[Charts and diagrams as code]
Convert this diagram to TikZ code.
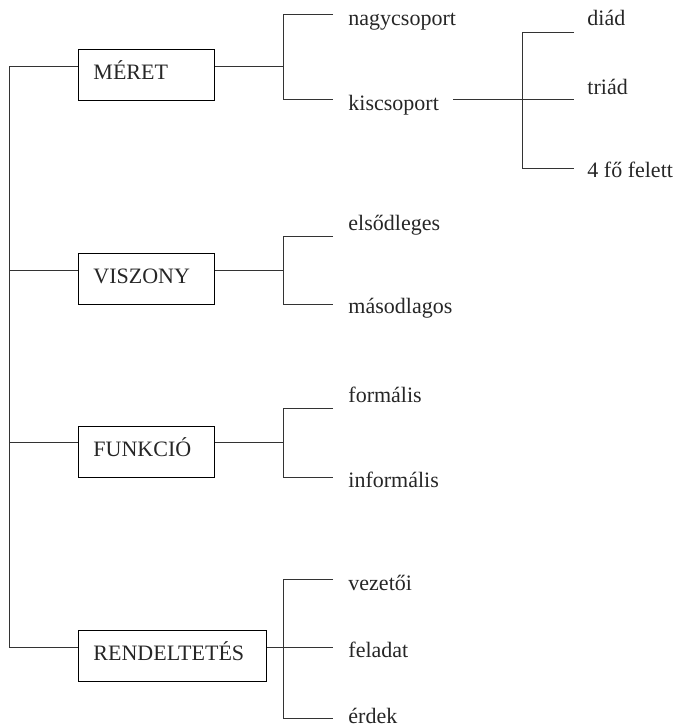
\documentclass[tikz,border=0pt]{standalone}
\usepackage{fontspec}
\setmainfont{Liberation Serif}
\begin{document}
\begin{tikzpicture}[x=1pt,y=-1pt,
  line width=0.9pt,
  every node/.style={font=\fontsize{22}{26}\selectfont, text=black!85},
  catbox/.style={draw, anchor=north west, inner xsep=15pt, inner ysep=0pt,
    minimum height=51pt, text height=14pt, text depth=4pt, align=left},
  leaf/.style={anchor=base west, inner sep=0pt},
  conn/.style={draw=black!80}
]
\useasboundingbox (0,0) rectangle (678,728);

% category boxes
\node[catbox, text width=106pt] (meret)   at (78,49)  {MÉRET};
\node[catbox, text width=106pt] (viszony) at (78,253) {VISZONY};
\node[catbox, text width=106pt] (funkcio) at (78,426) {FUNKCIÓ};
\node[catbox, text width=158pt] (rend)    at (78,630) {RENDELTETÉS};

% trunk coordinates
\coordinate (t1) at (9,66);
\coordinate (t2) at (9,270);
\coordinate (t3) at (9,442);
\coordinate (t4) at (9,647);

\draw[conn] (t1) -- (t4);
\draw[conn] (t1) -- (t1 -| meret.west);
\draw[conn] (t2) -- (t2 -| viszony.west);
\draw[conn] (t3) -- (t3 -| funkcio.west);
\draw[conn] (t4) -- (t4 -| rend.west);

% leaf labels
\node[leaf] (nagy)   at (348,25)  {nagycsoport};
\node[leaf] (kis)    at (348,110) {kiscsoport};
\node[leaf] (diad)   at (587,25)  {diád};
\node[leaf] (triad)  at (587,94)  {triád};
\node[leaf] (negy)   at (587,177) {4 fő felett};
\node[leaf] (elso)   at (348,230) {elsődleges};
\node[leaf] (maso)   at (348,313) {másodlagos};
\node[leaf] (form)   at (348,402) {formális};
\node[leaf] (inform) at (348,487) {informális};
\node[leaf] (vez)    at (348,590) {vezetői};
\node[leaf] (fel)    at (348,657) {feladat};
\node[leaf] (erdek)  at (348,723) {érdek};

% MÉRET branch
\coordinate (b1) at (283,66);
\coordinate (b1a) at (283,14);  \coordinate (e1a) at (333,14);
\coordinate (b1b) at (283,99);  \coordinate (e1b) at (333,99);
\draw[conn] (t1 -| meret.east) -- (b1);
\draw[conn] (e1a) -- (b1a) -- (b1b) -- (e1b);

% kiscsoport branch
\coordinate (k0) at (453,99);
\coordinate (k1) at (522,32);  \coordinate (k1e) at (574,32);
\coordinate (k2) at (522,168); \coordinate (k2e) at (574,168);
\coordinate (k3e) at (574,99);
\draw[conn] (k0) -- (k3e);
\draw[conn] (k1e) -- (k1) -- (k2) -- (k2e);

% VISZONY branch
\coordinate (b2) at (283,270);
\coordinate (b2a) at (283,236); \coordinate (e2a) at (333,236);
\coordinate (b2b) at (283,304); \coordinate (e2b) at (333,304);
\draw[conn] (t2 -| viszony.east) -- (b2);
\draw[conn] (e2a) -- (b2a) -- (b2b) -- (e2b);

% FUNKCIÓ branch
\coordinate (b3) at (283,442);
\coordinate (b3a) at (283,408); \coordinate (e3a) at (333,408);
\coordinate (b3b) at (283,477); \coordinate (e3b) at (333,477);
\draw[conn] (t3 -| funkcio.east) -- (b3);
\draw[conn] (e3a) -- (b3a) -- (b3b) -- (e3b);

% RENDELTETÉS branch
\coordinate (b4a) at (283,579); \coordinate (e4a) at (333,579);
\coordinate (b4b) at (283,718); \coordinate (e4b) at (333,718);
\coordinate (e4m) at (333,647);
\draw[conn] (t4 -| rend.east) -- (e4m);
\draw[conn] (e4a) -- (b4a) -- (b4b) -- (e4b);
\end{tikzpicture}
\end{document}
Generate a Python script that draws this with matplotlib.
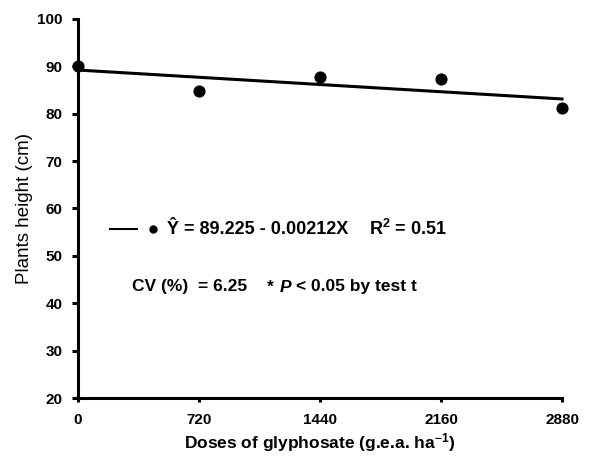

_Aim_
Omit the pictures, and quote the material above exactly as given.

_Solved problem_
Convert this diagram to TikZ code.
\documentclass[tikz,border=0pt]{standalone}
\usepackage{fontspec}
\setmainfont{Liberation Serif}
\begin{document}
\begin{tikzpicture}[x=1pt,y=-1pt,
  line width=0.9pt,
  every node/.style={font=\fontsize{22}{26}\selectfont, text=black!85},
  catbox/.style={draw, anchor=north west, inner xsep=15pt, inner ysep=0pt,
    minimum height=51pt, text height=14pt, text depth=4pt, align=left},
  leaf/.style={anchor=base west, inner sep=0pt},
  conn/.style={draw=black!80}
]
\useasboundingbox (0,0) rectangle (678,728);

% category boxes
\node[catbox, text width=106pt] (meret)   at (78,49)  {MÉRET};
\node[catbox, text width=106pt] (viszony) at (78,253) {VISZONY};
\node[catbox, text width=106pt] (funkcio) at (78,426) {FUNKCIÓ};
\node[catbox, text width=158pt] (rend)    at (78,630) {RENDELTETÉS};

% trunk coordinates
\coordinate (t1) at (9,66);
\coordinate (t2) at (9,270);
\coordinate (t3) at (9,442);
\coordinate (t4) at (9,647);

\draw[conn] (t1) -- (t4);
\draw[conn] (t1) -- (t1 -| meret.west);
\draw[conn] (t2) -- (t2 -| viszony.west);
\draw[conn] (t3) -- (t3 -| funkcio.west);
\draw[conn] (t4) -- (t4 -| rend.west);

% leaf labels
\node[leaf] (nagy)   at (348,25)  {nagycsoport};
\node[leaf] (kis)    at (348,110) {kiscsoport};
\node[leaf] (diad)   at (587,25)  {diád};
\node[leaf] (triad)  at (587,94)  {triád};
\node[leaf] (negy)   at (587,177) {4 fő felett};
\node[leaf] (elso)   at (348,230) {elsődleges};
\node[leaf] (maso)   at (348,313) {másodlagos};
\node[leaf] (form)   at (348,402) {formális};
\node[leaf] (inform) at (348,487) {informális};
\node[leaf] (vez)    at (348,590) {vezetői};
\node[leaf] (fel)    at (348,657) {feladat};
\node[leaf] (erdek)  at (348,723) {érdek};

% MÉRET branch
\coordinate (b1) at (283,66);
\coordinate (b1a) at (283,14);  \coordinate (e1a) at (333,14);
\coordinate (b1b) at (283,99);  \coordinate (e1b) at (333,99);
\draw[conn] (t1 -| meret.east) -- (b1);
\draw[conn] (e1a) -- (b1a) -- (b1b) -- (e1b);

% kiscsoport branch
\coordinate (k0) at (453,99);
\coordinate (k1) at (522,32);  \coordinate (k1e) at (574,32);
\coordinate (k2) at (522,168); \coordinate (k2e) at (574,168);
\coordinate (k3e) at (574,99);
\draw[conn] (k0) -- (k3e);
\draw[conn] (k1e) -- (k1) -- (k2) -- (k2e);

% VISZONY branch
\coordinate (b2) at (283,270);
\coordinate (b2a) at (283,236); \coordinate (e2a) at (333,236);
\coordinate (b2b) at (283,304); \coordinate (e2b) at (333,304);
\draw[conn] (t2 -| viszony.east) -- (b2);
\draw[conn] (e2a) -- (b2a) -- (b2b) -- (e2b);

% FUNKCIÓ branch
\coordinate (b3) at (283,442);
\coordinate (b3a) at (283,408); \coordinate (e3a) at (333,408);
\coordinate (b3b) at (283,477); \coordinate (e3b) at (333,477);
\draw[conn] (t3 -| funkcio.east) -- (b3);
\draw[conn] (e3a) -- (b3a) -- (b3b) -- (e3b);

% RENDELTETÉS branch
\coordinate (b4a) at (283,579); \coordinate (e4a) at (333,579);
\coordinate (b4b) at (283,718); \coordinate (e4b) at (333,718);
\coordinate (e4m) at (333,647);
\draw[conn] (t4 -| rend.east) -- (e4m);
\draw[conn] (e4a) -- (b4a) -- (b4b) -- (e4b);
\end{tikzpicture}
\end{document}
Generate a Python script that draws this with matplotlib.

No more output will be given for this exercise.